So, how do you keep from losing data?
Do you mean how Shingled recording works? More or less described there. It reads the data, caches it, or re-writes to a empty section of the drive, then takes the data and re-writes the tracks so that they overlap again and are more dense.
The read write head can only write somewhat large track widths, but it is sensitive enough to read narrower ones. So it writes a track, then writes over half of it. It can read that data fine, but if it writes directly to the same area it would erase data. Instead it copies that data before erasing it.
When the drive is empty though, it can just put data wherever it pleases and would be equivalent performance to a CMR drive.
If you mean a personal question. I keep loose hard drives for making irregular system image backups of my other systems. And I tend to keep archived drives of older data that is a subset of my current data. Critical data gets backed up immediately to multiple systems and a USB flash drive.

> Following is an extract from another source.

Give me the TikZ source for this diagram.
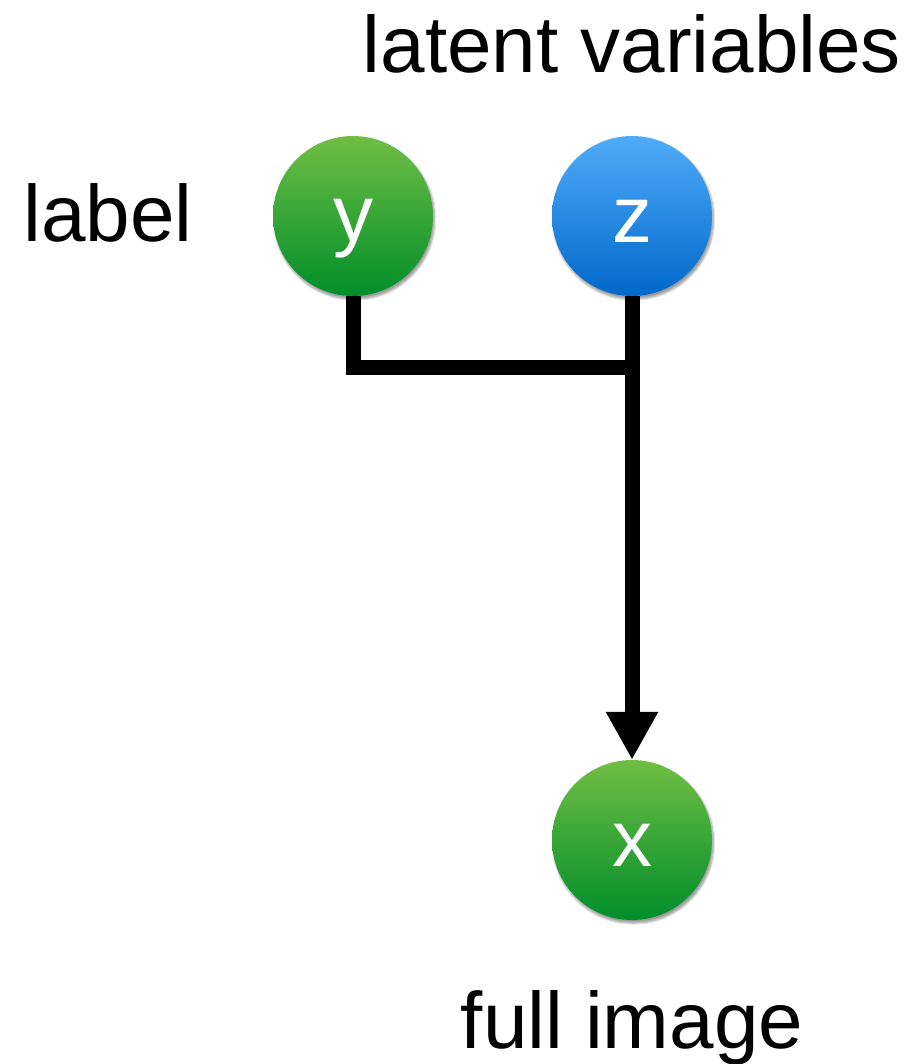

I'm not much of a data hoarder though. My main backup drive is only 4TB. I don't bother backing up my gaming system except for my profile/account data.
I believe I have two 4TB, two 3TB, a total of 4TB of active SSDs, 2 old 1.5TB drives, a portable 1TB drive (also quite old). And a small pile of older 80-500GB IDE drives from old systems that I will probably test here before the end of the year and see what is good. 4 old 256GB SATA SSDs from various systems, all nice MLC drives that should last another few decades.